Moreover, Marquis hopes to see students increasingly interact with each other, and to identify groups of students who would welcome the opportunity to mix more meaningfully with other students from different backgrounds, and then create the mechanisms for this to happen.

Another of Marquis’ goals is making the campus a more attractive place to spend time and develop stronger social networks. “We want students to see the campus as more than where their classes are,” he explained. “Spending time on campus is the best way to build a social network and probably the safest space for meeting others who aren’t like you. Our office is busy planning indoor and outdoor activities that will hopefully encourage both organized and spontaneous interaction of students. Faculty-student interactions on campus are also part of our plan. Faculty are perhaps the most valuable student resource we have. Students should want to leverage this resource as best they can,” he added.

Diversity and Advocacy

One of Marquis’ main priorities is supporting minority students at AUC, emphasizing that demographic diversity, while incredibly important, is not sufficient without the accompaniment of long-term inclusivity efforts. While it is the new assistant provost for strategic enrollment management, Ahmed Tolba, who will be largely responsible for recruiting and bringing an increasingly diversified student body to campus, it is the Office of the Dean of Students that guides and supports them once they are on campus. 

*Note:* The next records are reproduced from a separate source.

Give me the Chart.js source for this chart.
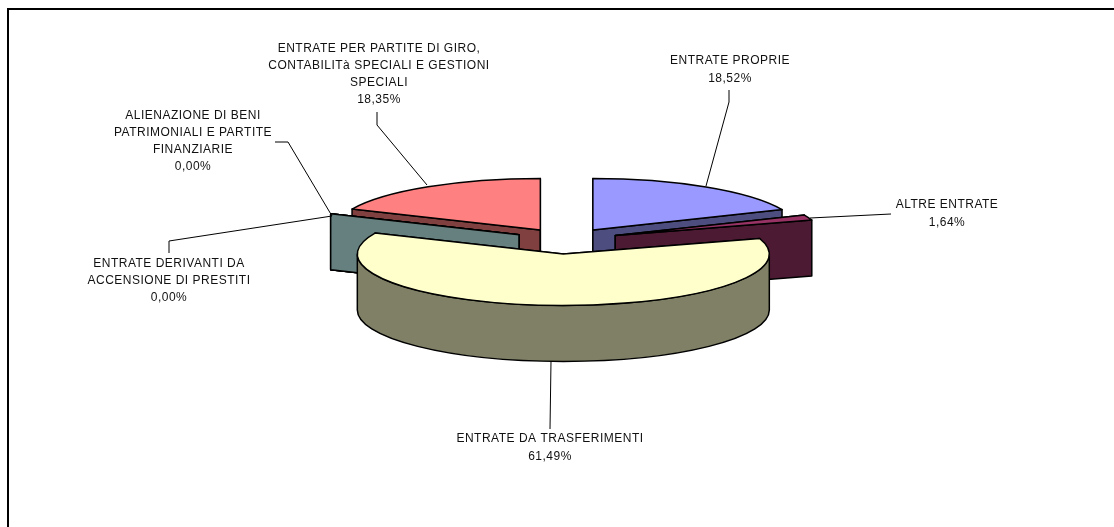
<!DOCTYPE html>
<html lang="it">
<head>
    <meta charset="UTF-8">
    <title>Entrate</title>
    <script src="https://cdn.jsdelivr.net/npm/chart.js"></script>
    <style>
        html, body { margin: 0; padding: 0; background: #fff; overflow: hidden; }
        canvas { display: block; }
    </style>
</head>
<body>
    <canvas id="grafico" width="1114" height="527"></canvas>
    <script>
        // Dati, in senso orario dalle ore 12
        const categorie = [
            'ENTRATE PROPRIE',
            'ALTRE ENTRATE',
            'ENTRATE DA TRASFERIMENTI',
            'ENTRATE DERIVANTI DA ACCENSIONE DI PRESTITI',
            'ALIENAZIONE DI BENI PATRIMONIALI E PARTITE FINANZIARIE',
            'ENTRATE PER PARTITE DI GIRO, CONTABILITà SPECIALI E GESTIONI SPECIALI'
        ];
        const valori = [18.52, 1.64, 61.49, 0, 0, 18.35];

        // Righe delle etichette
        const righe = [
            ['ENTRATE PROPRIE'],
            ['ALTRE ENTRATE'],
            ['ENTRATE DA TRASFERIMENTI'],
            ['ENTRATE DERIVANTI DA', 'ACCENSIONE DI PRESTITI'],
            ['ALIENAZIONE DI BENI', 'PATRIMONIALI E PARTITE', 'FINANZIARIE'],
            ['ENTRATE PER PARTITE DI GIRO,', 'CONTABILITà SPECIALI E GESTIONI', 'SPECIALI']
        ];

        const coloriSopra = ['#9999FF', '#993366', '#FFFFCC', '#CCFFFF', '#660066', '#FF8080'];
        const coloriLato = ['#4D4D80', '#4D1A33', '#808066', '#668080', '#330033', '#804040'];

        // Impaginazione: prima riga del testo e linee guida
        const posEtichette = [
            { x: 730, y: 61, passo: 18, guida: [[729, 90], [729, 102], [706, 186]] },
            { x: 947, y: 205, passo: 17.5, guida: [[810, 218], [891, 214]] },
            { x: 550, y: 439, passo: 18, guida: [[551, 361], [550, 429]] },
            { x: 169, y: 264, passo: 17, guida: [[169, 253], [169, 241], [332, 216]] },
            { x: 193, y: 116, passo: 17, guida: [[275, 142], [288, 142], [332, 216]] },
            { x: 379, y: 49, passo: 17, guida: [[377, 112], [377, 125], [427, 185]] }
        ];

        const SCHIACCIA = 0.25;
        const SPESSORE = 56;
        const esploso = [48, 52, 56, 52, 52, 48];
        const ordine = [5, 0, 1, 4, 3, 2]; // dal fondo verso il davanti

        function formatta(v) {
            return v.toFixed(2).replace('.', ',') + '%';
        }

        function disegnaFetta(ctx, arc, i) {
            const medio = (arc.startAngle + arc.endAngle) / 2;
            const cx = arc.x + Math.cos(medio) * esploso[i];
            const cy = arc.y + Math.sin(medio) * esploso[i] * SCHIACCIA;
            const rx = arc.outerRadius;
            const ry = rx * SCHIACCIA;

            ctx.lineWidth = 1.5;
            ctx.strokeStyle = '#000';
            ctx.lineJoin = 'round';
            ctx.fillStyle = coloriLato[i];

            // pareti dei tagli
            [arc.startAngle, arc.endAngle].forEach(a => {
                const px = cx + Math.cos(a) * rx;
                const py = cy + Math.sin(a) * ry;
                ctx.beginPath();
                ctx.moveTo(cx, cy);
                ctx.lineTo(px, py);
                ctx.lineTo(px, py + SPESSORE);
                ctx.lineTo(cx, cy + SPESSORE);
                ctx.closePath();
                ctx.fill();
                ctx.stroke();
            });

            // bordo curvo, solo la parte davanti
            const a0 = Math.max(arc.startAngle, 0);
            const a1 = Math.min(arc.endAngle, Math.PI);
            if (a1 > a0) {
                ctx.beginPath();
                ctx.ellipse(cx, cy, rx, ry, 0, a0, a1);
                ctx.ellipse(cx, cy + SPESSORE, rx, ry, 0, a1, a0, true);
                ctx.closePath();
                ctx.fill();
                ctx.stroke();
            }

            // faccia superiore
            if (arc.endAngle > arc.startAngle) {
                ctx.save();
                ctx.translate(cx, cy);
                ctx.scale(1, SCHIACCIA);
                ctx.translate(-arc.x, -arc.y);
                arc.draw(ctx);
                ctx.restore();
                ctx.lineWidth = 1.5;
                ctx.strokeStyle = '#000';
                ctx.beginPath();
                ctx.moveTo(cx, cy);
                ctx.ellipse(cx, cy, rx, ry, 0, arc.startAngle, arc.endAngle);
                ctx.closePath();
                ctx.stroke();
            }
        }

        const torta3d = {
            id: 'torta3d',
            beforeDatasetsDraw(chart) {
                const ctx = chart.ctx;
                const fette = chart.getDatasetMeta(0).data;
                ctx.save();
                ordine.forEach(i => disegnaFetta(ctx, fette[i], i));
                ctx.restore();
                return false;
            },
            afterDraw(chart) {
                const ctx = chart.ctx;
                ctx.save();

                // cornice, solo alto e sinistra restano nell'immagine
                ctx.strokeStyle = '#000';
                ctx.lineWidth = 2;
                ctx.beginPath();
                ctx.moveTo(8, 527);
                ctx.lineTo(8, 9);
                ctx.lineTo(1114, 9);
                ctx.stroke();

                // linee guida
                ctx.lineWidth = 1;
                posEtichette.forEach(p => {
                    ctx.beginPath();
                    p.guida.forEach((g, k) => k ? ctx.lineTo(g[0], g[1]) : ctx.moveTo(g[0], g[1]));
                    ctx.stroke();
                });

                // etichette
                ctx.fillStyle = '#111';
                ctx.font = '12px "Liberation Sans"';
                ctx.letterSpacing = '0.5px';
                ctx.textAlign = 'center';
                ctx.textBaseline = 'middle';
                righe.forEach((testo, i) => {
                    const p = posEtichette[i];
                    testo.concat(formatta(valori[i])).forEach((r, k) => {
                        ctx.fillText(r, p.x, p.y + k * p.passo);
                    });
                });
                ctx.restore();
            }
        };

        new Chart(document.getElementById('grafico'), {
            type: 'pie',
            data: {
                labels: categorie,
                datasets: [{
                    data: valori,
                    backgroundColor: coloriSopra,
                    borderWidth: 0,
                    radius: 206
                }]
            },
            options: {
                responsive: false,
                animation: false,
                layout: { padding: { left: 19, bottom: 47 } },
                plugins: {
                    legend: { display: false },
                    tooltip: { enabled: false }
                }
            },
            plugins: [torta3d]
        });
    </script>
</body>
</html>
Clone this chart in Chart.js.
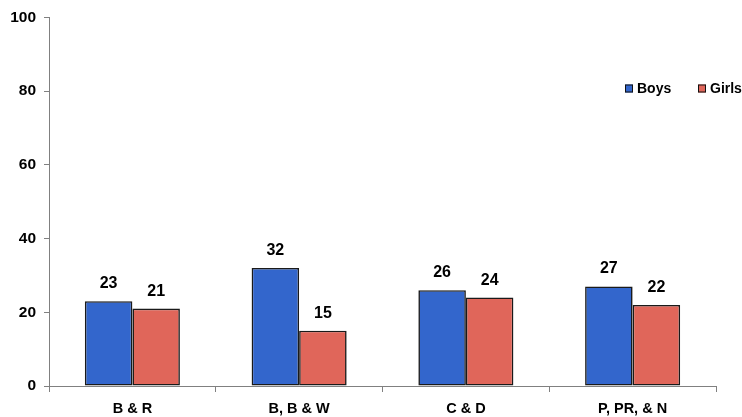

“We can’t just stop at achieving the goal of compositional diversity,” Marquis said. “We need to provide meaningful opportunities for collaboration and exchanges outside the classroom, and also, where it makes sense to do so, promote the infusion of diversity themes into the curriculum.” To this end, he plans to request meetings with various committees, particularly the Core Curriculum committee, to discuss how diversity themes could be better woven into a wide array of courses. 

In addition to curriculum changes, Marquis notes the importance of holding events, activities and training sessions that “both celebrate diversity and also serve to educate AUC students on pertinent issues of social justice, identity and advocacy.” Moreover, his plan for the Office of the Dean of Students emphasizes increasing the diversity among student leaders so that all feel represented. 

Integrating international students studying at AUC into the campus community is a central aspect of this effort toward increased diversity and advocacy. Marquis hopes to “bring international students into closer contact with Egyptian students to create more opportunities to engage with others from different backgrounds.” 

Further emphasizing cross-cultural exchange, he also discussed the importance of encouraging Egyptians at AUC to study abroad, and directly supporting them in the challenges of navigating a new society or culture. Marquis sees many paths to accomplishing a more globalized perspective, including “acting as an ambassador for one's country while studying abroad, joining a global organization, delivering a talk, posting photographs that deliver a message or starting a blog.” 

Overall, these efforts fit into the common vision of increased inclusivity and campus cohesiveness that accompanied Provost Sherif Sedky’s mandate to “re-imagine student life.” 

In accomplishing this mission, Marquis noted that simply making changes is not enough. Rather these changes must be actively and consistently communicated to the student body. “Students need to understand the point of our goals of providing more experiences for them to interact with difference and creating a climate of inclusion. I want them to see it as needed preparation for life after AUC, entering into a professional world that is more diverse than their academic experience has been up to this point,” he added. “It is our job to communicate that to them.”